Stéphanie Gibaud démontre, exemples à l’appui, que le droit français protège la corruption et non les citoyens. Notons toutefois de courageuses décisions de magistrats intègres, comme celles de débouter Apple dans son procès contre ATTAC ou de relaxer Nicole Briend, contre laquelle BNP Paribas Fortis avait intenté un procès.
Dans un chapitre consacré aux Etats-Unis, l’auteur évoque le procès de Raoul Weil, numéro trois d’UBS et soupçonné d’avoir organisé l’évasion fiscale de 20.000 clients américains, qui se solda par son acquittement ! En même temps, le fisc étasunien rémunère les lanceurs d’alerte – comme Bradley Birkenfeld, ex-collaborateur d’UBS – qui travaillent avec lui. Ainsi après avoir passé une trentaine de mois derrière les barreaux, il aurait encaissé à sa sortie un chèque de 104 millions de dollars ! (p. 156) Si l’industrie bancaire bénéficie presque partout dans le monde d’un régime d’impunité, c’est en raison des relations incestueuses entre cette industrie, la justice et les dirigeants politiques.

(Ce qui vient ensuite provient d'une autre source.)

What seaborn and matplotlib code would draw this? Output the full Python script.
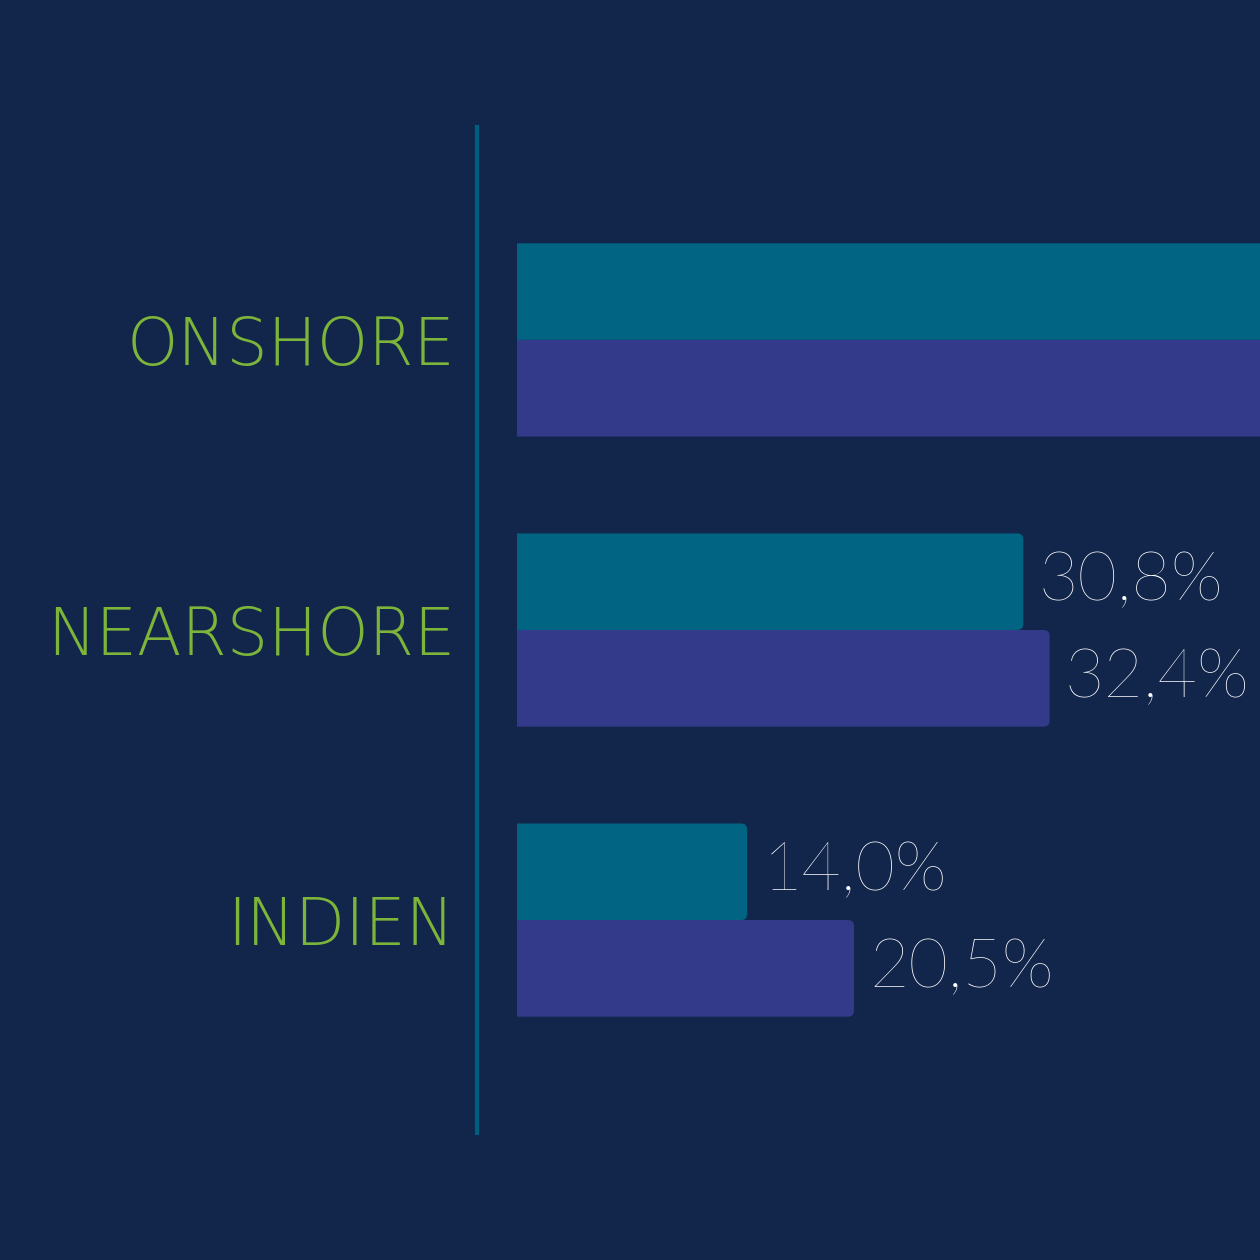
import matplotlib
matplotlib.use("Agg")
import matplotlib.pyplot as plt
import seaborn as sns
import pandas as pd
from matplotlib.patches import FancyBboxPatch

# ---- data ----
categories = ["ONSHORE", "NEARSHORE", "INDIEN"]
series_names = ["Serie 1", "Serie 2"]
series1_values = [52.0, 30.8, 14.0]
series2_values = [54.0, 32.4, 20.5]
value_labels_1 = ["52,0%", "30,8%", "14,0%"]
value_labels_2 = ["54,0%", "32,4%", "20,5%"]

# ---- style ----
BG = "#12264b"
TEAL = "#006482"
PURPLE = "#343a8a"
GREEN = "#7cb53a"
LINE = "#005f7e"
XMAX = 45.2

df = pd.DataFrame({
    "category": categories * 2,
    "series": [series_names[0]] * 3 + [series_names[1]] * 3,
    "value": series1_values + series2_values,
})

sns.set_theme(style="white")
plt.rcParams["font.family"] = ["DejaVu Sans"]

W, H = 1260, 1260
fig = plt.figure(figsize=(12.6, 12.6), dpi=100, facecolor=BG)
ax = fig.add_axes([517 / W, (H - 1133) / H, (W - 517) / W, 1006 / H])
ax.set_facecolor(BG)

sns.barplot(data=df, y="category", x="value", hue="series", orient="h",
            palette=[TEAL, PURPLE], width=0.666, dodge=True, gap=0,
            linewidth=0, edgecolor="none", saturation=1, legend=False, ax=ax)

ax.set_xlim(0, XMAX)
ax.set_ylim(2.734, -0.734)

# rounded right corners: rebuild each seaborn bar as a rounded box
x_px_per_unit = (W - 517) / XMAX
y_px_per_unit = 1006 / (2.734 + 0.734)
r_px = 6
rx = r_px / x_px_per_unit
aspect = (r_px / y_px_per_unit) / rx
for p in list(ax.patches):
    x, y, w, h = p.get_x(), p.get_y(), p.get_width(), p.get_height()
    fc = p.get_facecolor()
    p.remove()
    ax.add_patch(FancyBboxPatch((x - 2, y), w + 2, h,
                                boxstyle=f"round,pad=0,rounding_size={rx}",
                                mutation_aspect=aspect, fc=fc, ec="none", lw=0))

# value labels (only where they fit inside the canvas, as in the reference)
for cont, labels in zip(ax.containers, [value_labels_1, value_labels_2]):
    for bar, lab in zip(cont, labels):
        end = bar.get_x() + bar.get_width()
        if end > XMAX * 0.85:
            continue
        ax.annotate(lab, (end, bar.get_y() + bar.get_height() / 2),
                    xytext=(11, 0), textcoords="offset points", ha="left", va="center",
                    color="white", fontsize=49, fontfamily="Lato", fontweight="light",
                    annotation_clip=False)

# axes styling
for s in ["top", "right", "bottom"]:
    ax.spines[s].set_visible(False)
ax.spines["left"].set_position(("outward", 40 * 72 / 100))
ax.spines["left"].set_color(LINE)
ax.spines["left"].set_linewidth(3)
ax.set_xticks([])
ax.set_xlabel("")
ax.set_ylabel("")
ax.tick_params(axis="y", length=0, pad=16, labelsize=47, labelcolor=GREEN)
for t in ax.get_yticklabels():
    t.set_fontweight("light")

fig.savefig("out.png", dpi=100, facecolor=BG)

Par exemple, les dons faits par UBS à la fondation Clinton se sont accrus après que l’ex-secrétaire d’Etat Hilary Clinton eut à gérer le scandale de fraude fiscale de la banque suisse (p. 157).
Du fait de la corruption des dirigeants, ce n’est naturellement pas d’eux qu’il faut attendre la solution en termes de transparence.
Défendre les intérêts des multinationales est l’un des business les plus lucratifs au monde. Par contre, défendre une cause, défendre le citoyen et l’intérêt général face au mensonge organisé est un acte de courage, encore trop rare.